I’m going to stick my neck out and suggest that JusticeforLB is building a movement. Sara is not one grieving parent, shouting in pain and angst, she is not one lone nut, she is the leader of this fantastic movement that wants change. This is partly about answers and accountability for Connor’s death, but it is so much more than that. Any JusticeforLB is hollow comfort unless it results in real change.
Change in the way that people with learning disabilities are treated and valued by society.
Change in the health outcomes and life expectancy of people with learning disabilities.
Change in the way that parents, carers and advocates are treated when advocating for their son, daughter, brother, sister, friend or client.
Change in the way that support is commissioned for people with learning disabilities and people are supported to live meaningful lives.

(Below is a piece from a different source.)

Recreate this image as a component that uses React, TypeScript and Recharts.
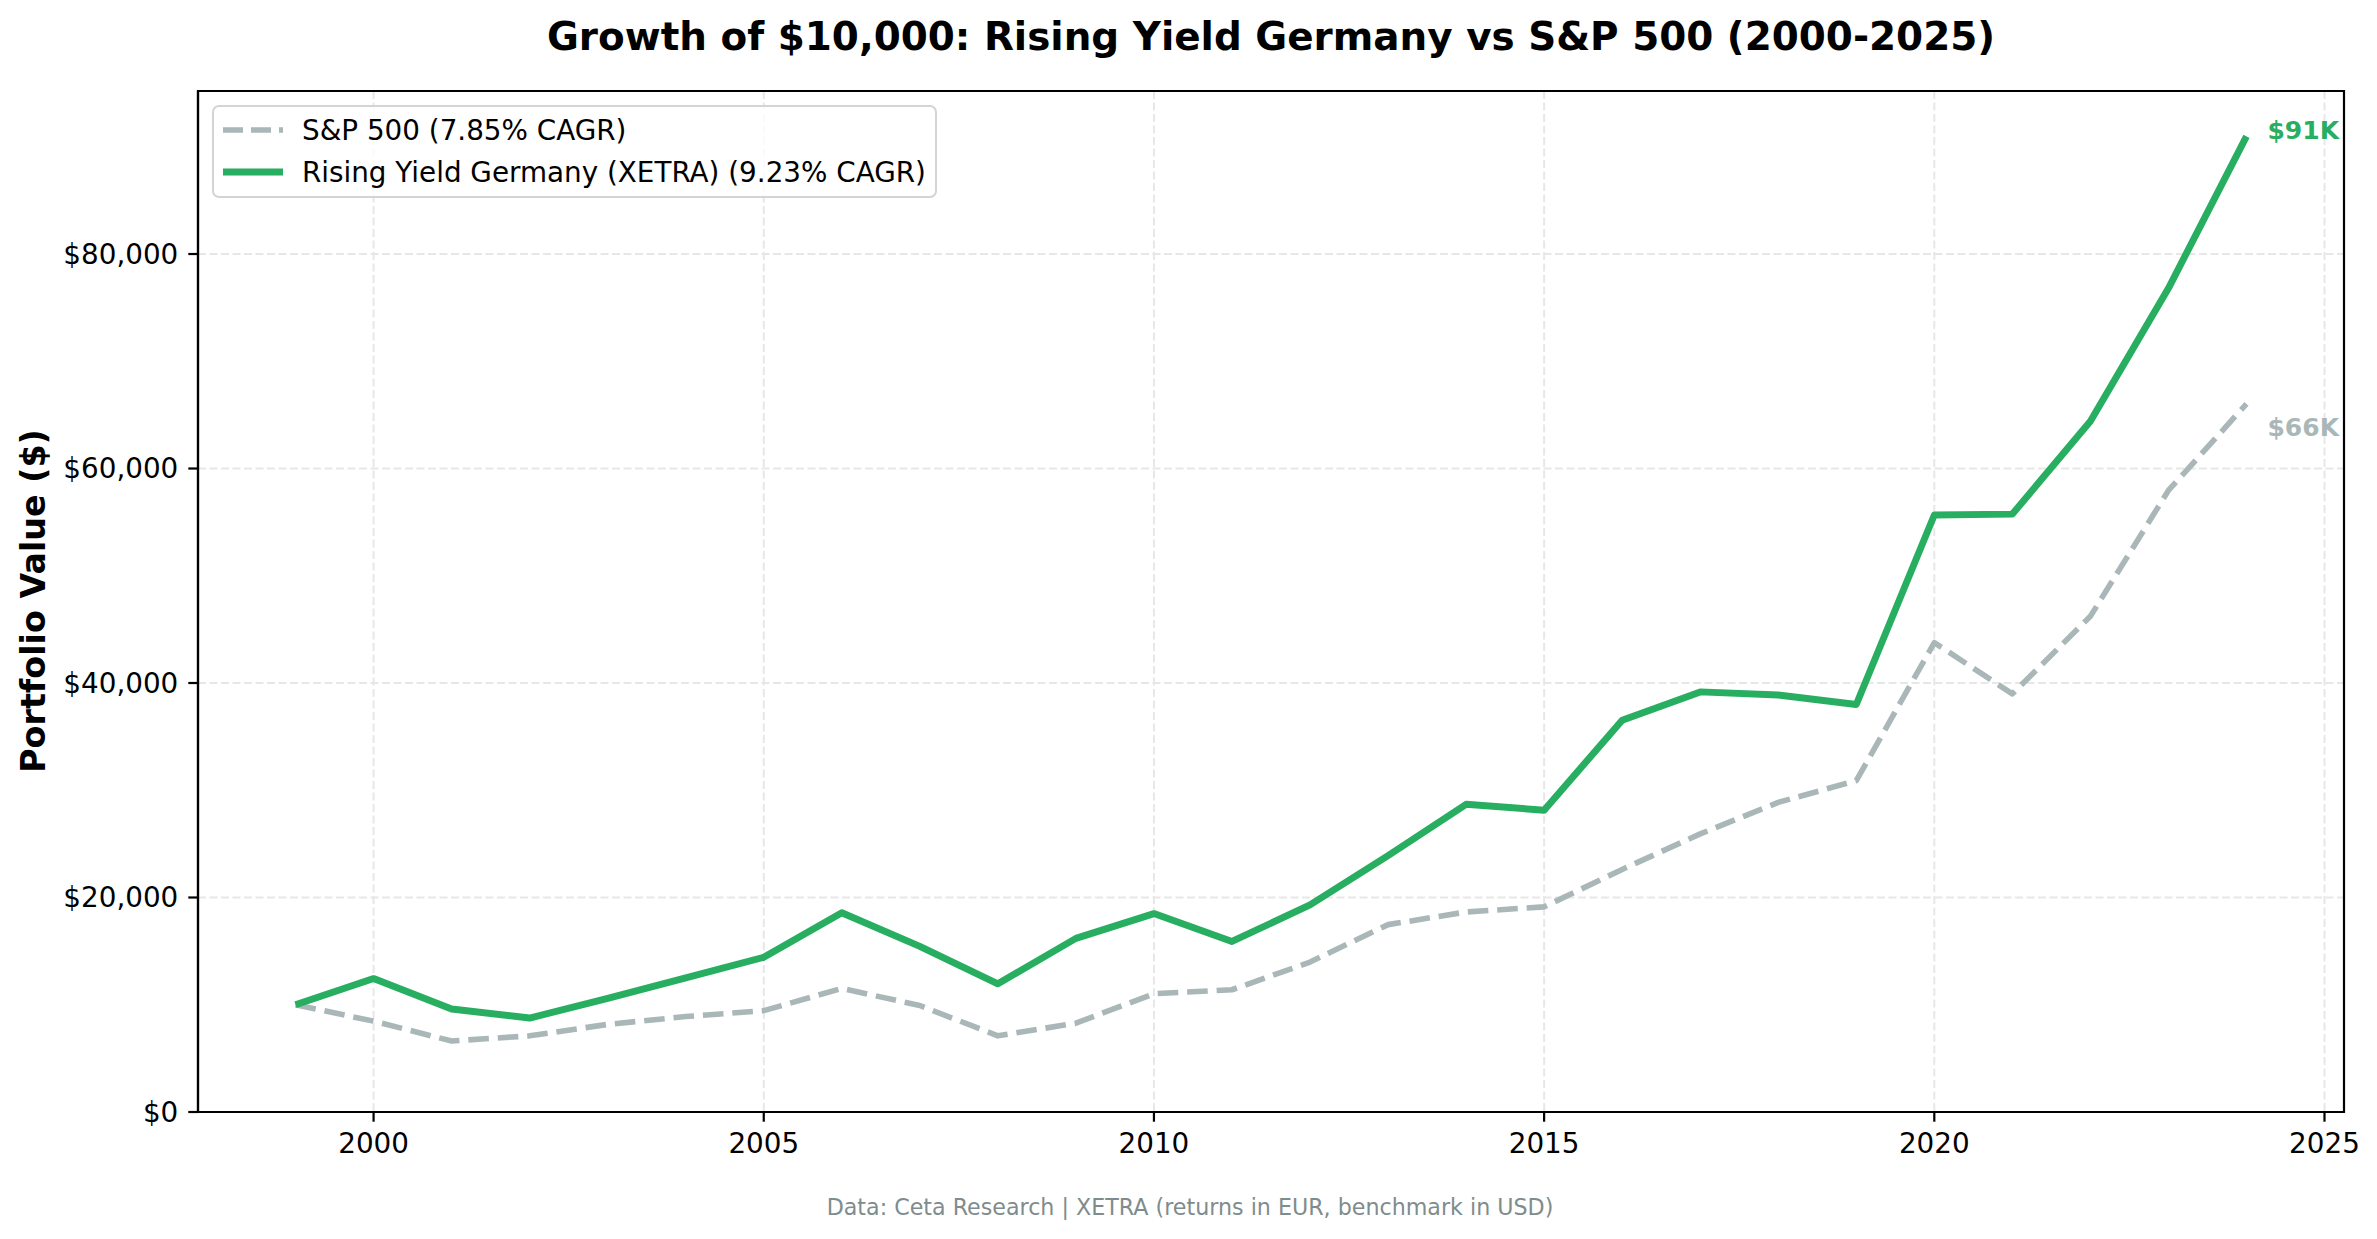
import React from "react";
import {
  LineChart,
  Line,
  XAxis,
  YAxis,
  CartesianGrid,
  ReferenceArea,
} from "recharts";

const YEARS = [
  1999, 2000, 2001, 2002, 2003, 2004, 2005, 2006, 2007, 2008, 2009, 2010, 2011,
  2012, 2013, 2014, 2015, 2016, 2017, 2018, 2019, 2020, 2021, 2022, 2023, 2024,
];

const SP500 = [
  10000, 8470, 6620, 7100, 8170, 8900, 9450, 11520, 9930, 7100, 8280, 11030,
  11400, 13980, 17470, 18650, 19130, 22620, 25930, 28870, 30900, 43770, 38990,
  46220, 57950, 66020,
];

const RISING_YIELD = [
  10000, 12440, 9600, 8760, 10600, 12500, 14420, 18580, 15450, 11950, 16190,
  18500, 15900, 19310, 23900, 28690, 28140, 36530, 39170, 38880, 38000, 55660,
  55750, 64400, 76800, 90970,
];

const X_TICKS = [2000, 2005, 2010, 2015, 2020, 2025];
const Y_TICKS = [0, 20000, 40000, 60000, 80000];

const GREEN = "#27ae60";
const GRAY = "#aab7b8";
const FONT = "'DejaVu Sans', sans-serif";

const data = YEARS.map((year, i) => ({
  year,
  sp: SP500[i],
  ryg: RISING_YIELD[i],
}));

// label only the last point of a series, to the right of the line end
const endLabel = (color: string, text: string, dy: number) => (props: any) => {
  const { x, y, index } = props;
  if (index !== YEARS.length - 1) return null;
  return (
    <text
      x={x + 21}
      y={y + dy}
      fill={color}
      fontSize={25}
      fontWeight="bold"
      fontFamily={FONT}
      dominantBaseline="central"
    >
      {text}
    </text>
  );
};

const tickStyle = { fontSize: 27.8, fill: "#000", fontFamily: FONT };

export default function App() {
  return (
    <div
      style={{
        position: "absolute",
        left: 0,
        top: 0,
        width: 2377,
        height: 1239,
        background: "#fff",
        fontFamily: FONT,
      }}
    >
      {/* title */}
      <div
        style={{
          position: "absolute",
          left: 1271,
          top: 36,
          transform: "translate(-50%, -50%)",
          fontSize: 38.9,
          fontWeight: "bold",
          whiteSpace: "nowrap",
        }}
      >
        Growth of $10,000: Rising Yield Germany vs S&amp;P 500 (2000-2025)
      </div>

      {/* y label */}
      <div
        style={{
          position: "absolute",
          left: 33,
          top: 601,
          transform: "translate(-50%, -50%) rotate(-90deg)",
          fontSize: 33.3,
          fontWeight: "bold",
          whiteSpace: "nowrap",
        }}
      >
        Portfolio Value ($)
      </div>

      <LineChart
        width={2377}
        height={1239}
        data={data}
        margin={{ top: 91, right: 33, bottom: 67, left: 48 }}
      >
        <CartesianGrid
          stroke="#e7e7e7"
          strokeWidth={2}
          strokeDasharray="8 3.5"
        />
        <XAxis
          dataKey="year"
          type="number"
          domain={[1997.75, 2025.25]}
          ticks={X_TICKS}
          height={60}
          tick={tickStyle}
          tickSize={9.7}
          tickMargin={12}
          tickLine={{ stroke: "#000", strokeWidth: 2.2 }}
          axisLine={{ stroke: "#000", strokeWidth: 2.2 }}
          allowDataOverflow
        />
        <YAxis
          type="number"
          domain={[0, 95200]}
          ticks={Y_TICKS}
          width={150}
          tick={tickStyle}
          tickSize={9.7}
          tickMargin={10}
          tickLine={{ stroke: "#000", strokeWidth: 2.2 }}
          axisLine={{ stroke: "#000", strokeWidth: 2.2 }}
          tickFormatter={(v: number) => `$${v.toLocaleString("en-US")}`}
          allowDataOverflow
        />
        {/* full frame around the plot area */}
        <ReferenceArea
          x1={1997.75}
          x2={2025.25}
          y1={0}
          y2={95200}
          fill="none"
          stroke="#000"
          strokeWidth={2.2}
          fillOpacity={0}
        />
        <Line
          type="linear"
          dataKey="sp"
          stroke={GRAY}
          strokeWidth={5.6}
          strokeDasharray="20.6 8.9"
          strokeLinejoin="round"
          dot={false}
          isAnimationActive={false}
          label={endLabel(GRAY, "$66K", 24)}
        />
        <Line
          type="linear"
          dataKey="ryg"
          stroke={GREEN}
          strokeWidth={6.9}
          strokeLinejoin="round"
          dot={false}
          isAnimationActive={false}
          label={endLabel(GREEN, "$91K", -6)}
        />
      </LineChart>

      {/* legend */}
      <div
        style={{
          position: "absolute",
          left: 212,
          top: 105,
          width: 721,
          height: 89,
          border: "2px solid #d4d4d4",
          borderRadius: 7,
          background: "rgba(255,255,255,0.8)",
          fontSize: 27.8,
        }}
      >
        {[
          { label: "S&P 500 (7.85% CAGR)", color: GRAY, dash: "20 8", w: 5.6, top: 23 },
          { label: "Rising Yield Germany (XETRA) (9.23% CAGR)", color: GREEN, dash: undefined, w: 6.9, top: 65 },
        ].map((r) => (
          <div
            key={r.label}
            style={{
              position: "absolute",
              left: 0,
              top: r.top - 20,
              height: 40,
              display: "flex",
              alignItems: "center",
              whiteSpace: "nowrap",
            }}
          >
            <svg width={88} height={40} style={{ display: "block" }}>
              <line
                x1={9}
                x2={69}
                y1={20}
                y2={20}
                stroke={r.color}
                strokeWidth={r.w}
                strokeDasharray={r.dash}
              />
            </svg>
            <span>{r.label}</span>
          </div>
        ))}
      </div>

      {/* footer */}
      <div
        style={{
          position: "absolute",
          left: 1190,
          top: 1207,
          transform: "translate(-50%, -50%)",
          fontSize: 22.2,
          color: "#7f8c8d",
          whiteSpace: "nowrap",
        }}
      >
        Data: Ceta Research | XETRA (returns in EUR, benchmark in USD)
      </div>
    </div>
  );
}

Change in the expectations that are considered acceptable.
If you’d like to see change please join JusticeforLB, this is a movement that needs all the support it can get.
I live in Scotland, and have an 11-year old child with epilepsy, autism and learning disabilities. The transition to adult services looms in the future, and I do not know how different the Scottish system is compared to how “care” is provided within the NHS in England. I suspect, and fear, that the culture of indifference is just as embedded here, too. The SIGN guidelines are open to abuse just as much as NICE guidelines, perhaps.
I have such admiration for what Sara has achieved so far on behalf of her son – she is reminiscent of Doreen Lawrence in taking on institutional abuses.
If there is any way I can help raise the profile of JusticeforLB, particularly from a Scottish angle, I would be only too happy to be involved.
Parents should not have to lead investigations into failing care but all-to-often do, having spent much of their time case managing their child’s support. We have 18 years to plan for each child’s transition into adult services. We don’t have an excuse for not getting it right.